→ WHAT THIS TASK INVOLVES:
Nothing but the lines from the top of the data to the line holding "7.5, 5.7, 6];" should be printed, word for word and both ends included; leave the pictures out.

→ AVAILABLE DATA:

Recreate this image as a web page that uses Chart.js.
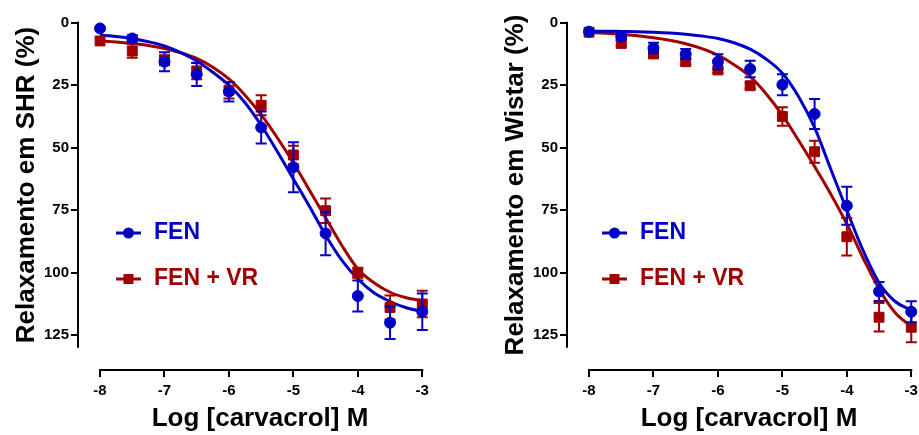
<!DOCTYPE html>
<html>
<head>
<meta charset="utf-8">
<script src="https://cdn.jsdelivr.net/npm/chart.js@4.4.1/dist/chart.umd.min.js"></script>
<style>
  html, body { margin: 0; padding: 0; background: #fff; overflow: hidden; }
  .painel { position: absolute; top: 0; width: 489px; height: 435px; }
</style>
</head>
<body>
<div class="painel" style="left:0"><canvas id="graficoShr" width="489" height="435"></canvas></div>
<div class="painel" style="left:489px"><canvas id="graficoWistar" width="489" height="435"></canvas></div>
<script>
// log [carvacrol] M
const doses = [-8, -7.5, -7, -6.5, -6, -5.5, -5, -4.5, -4, -3.5, -3];

// SHR - media e EPM
const shrFen = [2.3, 6.3, 15.6, 20.7, 27.6, 41.9, 57.8, 84.3, 109.3, 120.0, 115.6];
const shrFenSem = [0, 1.3, 3.8, 4.6, 3.9, 6.4, 10, 8.7, 6.2, 6.5, 7.3];
const shrFenVr = [7.3, 11.3, 15.0, 19.3, 27.0, 33.0, 52.9, 75.2, 100.0, 113.9, 112.5];
const shrFenVrSem = [0, 2.7, 2, 3.3, 3.3, 4, 3.7, 4.9, 2, 4.8, 5.3];

// Wistar - media e EPM
const wistarFen = [3.6, 5.6, 10.1, 12.5, 15.6, 18.5, 24.8, 36.5, 73.2, 107.5, 115.6];
const wistarFenSem = [0, 1, 2.1, 2, 3, 3.3, 4.2, 6, 7.6, 3.8, 4.2];
const wistarFenVr = [3.8, 8.3, 12.5, 15.6, 18.9, 25.2, 37.5, 51.6, 85.6, 117.8, 121.8];
const wistarFenVrSem = [0, 1, 1.2, 1.2, 1.2, 1.2, 3.7, 4.4, 7.5, 5.7, 6];

// curvas ajustadas
const fitDoses = [-8, -7.75, -7.5, -7.25, -7, -6.75, -6.5, -6.25, -6, -5.75, -5.5,
                  -5.25, -5, -4.75, -4.5, -4.25, -4, -3.75, -3.5, -3.25, -3];
const shrFenFit = [5.0, 5.5, 6.3, 7.6, 9.3, 12.0, 15.3, 19.8, 25.0, 32.0, 41.0,
                   51.5, 62.5, 73.5, 85.0, 95.0, 102.5, 108.0, 111.5, 114.0, 115.5];
const shrFenVrFit = [7.3, 7.7, 8.3, 9.1, 10.3, 12.0, 14.3, 17.8, 22.5, 29.0, 36.8,
                     46.0, 56.0, 67.0, 78.0, 89.0, 98.5, 104.0, 107.8, 110.0, 111.2];
const wistarFenFit = [3.4, 3.4, 3.5, 3.6, 3.8, 4.1, 4.6, 5.3, 6.3, 8.0, 10.6,
                      14.6, 20.2, 29.5, 42.0, 58.5, 75.0, 91.0, 104.0, 111.5, 115.0];
const wistarFenVrFit = [3.9, 4.2, 4.6, 5.2, 6.0, 7.0, 8.4, 10.4, 13.0, 16.8, 21.6,
                        28.5, 37.0, 47.0, 57.5, 68.5, 80.5, 94.0, 106.5, 116.0, 121.5];

const xTicks = [-8, -7, -6, -5, -4, -3];
const yTicks = [0, 25, 50, 75, 100, 125];
const yAxisRange = [0, 130];
const seriesLabels = ['FEN', 'FEN + VR'];

const azul = '#0000c4';
const vermelho = '#a10000';
const fonte = '"Liberation Sans", Arial, sans-serif';

const toXY = (xs, ys) => xs.map((x, i) => ({x: x, y: ys[i]}));

// barras de erro (EPM)
const errorBars = {
    id: 'errorBars',
    beforeDatasetDraw(chart, args) {
        const ds = chart.data.datasets[args.index];
        if (!ds.sem) return;
        const y = chart.scales.y;
        const ctx = chart.ctx;
        ctx.save();
        ctx.strokeStyle = ds.borderColor;
        ctx.lineWidth = 2;
        args.meta.data.forEach((pt, i) => {
            const e = ds.sem[i];
            if (!e) return;
            const v = ds.data[i].y;
            const top = y.getPixelForValue(v - e);
            const bot = y.getPixelForValue(v + e);
            ctx.beginPath();
            ctx.moveTo(pt.x, top); ctx.lineTo(pt.x, bot);
            ctx.moveTo(pt.x - 5.5, top); ctx.lineTo(pt.x + 5.5, top);
            ctx.moveTo(pt.x - 5.5, bot); ctx.lineTo(pt.x + 5.5, bot);
            ctx.stroke();
        });
        ctx.restore();
    }
};

// eixos separados, estilo GraphPad
const eixos = {
    id: 'eixos',
    afterDraw(chart) {
        const {ctx, chartArea, scales: {x, y}} = chart;
        ctx.save();
        ctx.strokeStyle = '#000';
        ctx.lineWidth = 2;
        ctx.beginPath();
        ctx.moveTo(x.getPixelForValue(xTicks[0]) - 1, chartArea.bottom);
        ctx.lineTo(x.getPixelForValue(xTicks[xTicks.length - 1]) + 1, chartArea.bottom);
        ctx.moveTo(chartArea.left, y.getPixelForValue(yAxisRange[0]) - 1);
        ctx.lineTo(chartArea.left, y.getPixelForValue(yAxisRange[1]));
        ctx.stroke();
        ctx.restore();
    }
};

const legenda = {
    id: 'legenda',
    afterDraw(chart, args, opts) {
        const ctx = chart.ctx;
        chart.data.datasets.filter(d => d.sem).forEach((ds, i) => {
            const lx = opts.x, ly = opts.y[i];
            ctx.save();
            ctx.strokeStyle = ds.borderColor;
            ctx.fillStyle = ds.borderColor;
            ctx.lineWidth = 3;
            ctx.beginPath();
            ctx.moveTo(lx, ly); ctx.lineTo(lx + 25, ly);
            ctx.stroke();
            if (ds.pointStyle === 'rect') {
                ctx.fillRect(lx + 12.5 - 5, ly - 5, 10, 10);
            } else {
                ctx.beginPath();
                ctx.arc(lx + 12.5, ly, 5.5, 0, Math.PI * 2);
                ctx.fill();
            }
            ctx.font = 'bold 23px ' + fonte;
            ctx.textBaseline = 'middle';
            ctx.fillText(ds.label, lx + 38, ly);
            ctx.restore();
        });
    }
};

function makeChart(id, yTitle, fen, fenSem, vr, vrSem, fenFit, vrFit, legendX) {
    const pontos = (label, data, sem, cor, estilo, raio) => ({
        label: label,
        data: toXY(doses, data),
        sem: sem,
        showLine: false,
        pointStyle: estilo,
        pointRadius: raio,
        pointBackgroundColor: cor,
        pointBorderColor: cor,
        pointBorderWidth: 1,
        borderColor: cor,
        backgroundColor: cor,
        clip: false
    });
    const curva = (data, cor) => ({
        data: toXY(fitDoses, data),
        showLine: true,
        borderColor: cor,
        borderWidth: 3,
        pointRadius: 0,
        cubicInterpolationMode: 'monotone',
        clip: false
    });

    return new Chart(document.getElementById(id), {
        type: 'scatter',
        data: {
            datasets: [
                pontos(seriesLabels[0], fen, fenSem, azul, 'circle', 5.5),
                pontos(seriesLabels[1], vr, vrSem, vermelho, 'rect', 7),
                curva(fenFit, azul),
                curva(vrFit, vermelho)
            ]
        },
        options: {
            responsive: false,
            animation: false,
            events: [],
            layout: { autoPadding: false, padding: { left: 0, top: 0, bottom: 0, right: 47 } },
            plugins: {
                legend: { display: false },
                tooltip: { enabled: false },
                legenda: { x: legendX, y: [233, 279] }
            },
            scales: {
                x: {
                    type: 'linear',
                    min: -8.342,
                    max: -2.694,
                    afterBuildTicks: s => { s.ticks = xTicks.map(v => ({value: v})); },
                    afterFit: s => { s.height = 65; s.paddingLeft = 0; s.paddingRight = 0; },
                    grid: { display: true, drawOnChartArea: false, drawTicks: true, tickLength: 7, lineWidth: 2, color: '#000' },
                    border: { display: false },
                    ticks: { color: '#000', padding: 5, font: { family: fonte, size: 15, weight: 'bold' } },
                    title: {
                        display: true,
                        text: 'Log [carvacrol] M',
                        color: '#000',
                        padding: { top: 0, bottom: 1 },
                        font: { family: fonte, size: 26, weight: 'bold' }
                    }
                },
                y: {
                    reverse: true,
                    min: -9.08,
                    max: 138.9,
                    afterBuildTicks: s => { s.ticks = yTicks.map(v => ({value: v})); },
                    afterFit: s => { s.width = 78; s.paddingTop = 0; s.paddingBottom = 0; },
                    grid: { display: true, drawOnChartArea: false, drawTicks: true, tickLength: 7, lineWidth: 2, color: '#000' },
                    border: { display: false },
                    ticks: { color: '#000', padding: 2, font: { family: fonte, size: 15, weight: 'bold' } },
                    title: {
                        display: true,
                        text: yTitle,
                        color: '#000',
                        padding: { top: 11, bottom: 0 },
                        font: { family: fonte, size: 26, weight: 'bold' }
                    }
                }
            }
        },
        plugins: [errorBars, eixos, legenda]
    });
}

makeChart('graficoShr', 'Relaxamento em SHR (%)', shrFen, shrFenSem, shrFenVr, shrFenVrSem,
          shrFenFit, shrFenVrFit, 116);
makeChart('graficoWistar', 'Relaxamento em Wistar (%)', wistarFen, wistarFenSem, wistarFenVr, wistarFenVrSem,
          wistarFenFit, wistarFenVrFit, 113);
</script>
</body>
</html>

→ SOLVED EXERCISE:
Recreate this image as a web page that uses Chart.js.
<!DOCTYPE html>
<html>
<head>
<meta charset="utf-8">
<script src="https://cdn.jsdelivr.net/npm/chart.js@4.4.1/dist/chart.umd.min.js"></script>
<style>
  html, body { margin: 0; padding: 0; background: #fff; overflow: hidden; }
  .painel { position: absolute; top: 0; width: 489px; height: 435px; }
</style>
</head>
<body>
<div class="painel" style="left:0"><canvas id="graficoShr" width="489" height="435"></canvas></div>
<div class="painel" style="left:489px"><canvas id="graficoWistar" width="489" height="435"></canvas></div>
<script>
// log [carvacrol] M
const doses = [-8, -7.5, -7, -6.5, -6, -5.5, -5, -4.5, -4, -3.5, -3];

// SHR - media e EPM
const shrFen = [2.3, 6.3, 15.6, 20.7, 27.6, 41.9, 57.8, 84.3, 109.3, 120.0, 115.6];
const shrFenSem = [0, 1.3, 3.8, 4.6, 3.9, 6.4, 10, 8.7, 6.2, 6.5, 7.3];
const shrFenVr = [7.3, 11.3, 15.0, 19.3, 27.0, 33.0, 52.9, 75.2, 100.0, 113.9, 112.5];
const shrFenVrSem = [0, 2.7, 2, 3.3, 3.3, 4, 3.7, 4.9, 2, 4.8, 5.3];

// Wistar - media e EPM
const wistarFen = [3.6, 5.6, 10.1, 12.5, 15.6, 18.5, 24.8, 36.5, 73.2, 107.5, 115.6];
const wistarFenSem = [0, 1, 2.1, 2, 3, 3.3, 4.2, 6, 7.6, 3.8, 4.2];
const wistarFenVr = [3.8, 8.3, 12.5, 15.6, 18.9, 25.2, 37.5, 51.6, 85.6, 117.8, 121.8];
const wistarFenVrSem = [0, 1, 1.2, 1.2, 1.2, 1.2, 3.7, 4.4, 7.5, 5.7, 6];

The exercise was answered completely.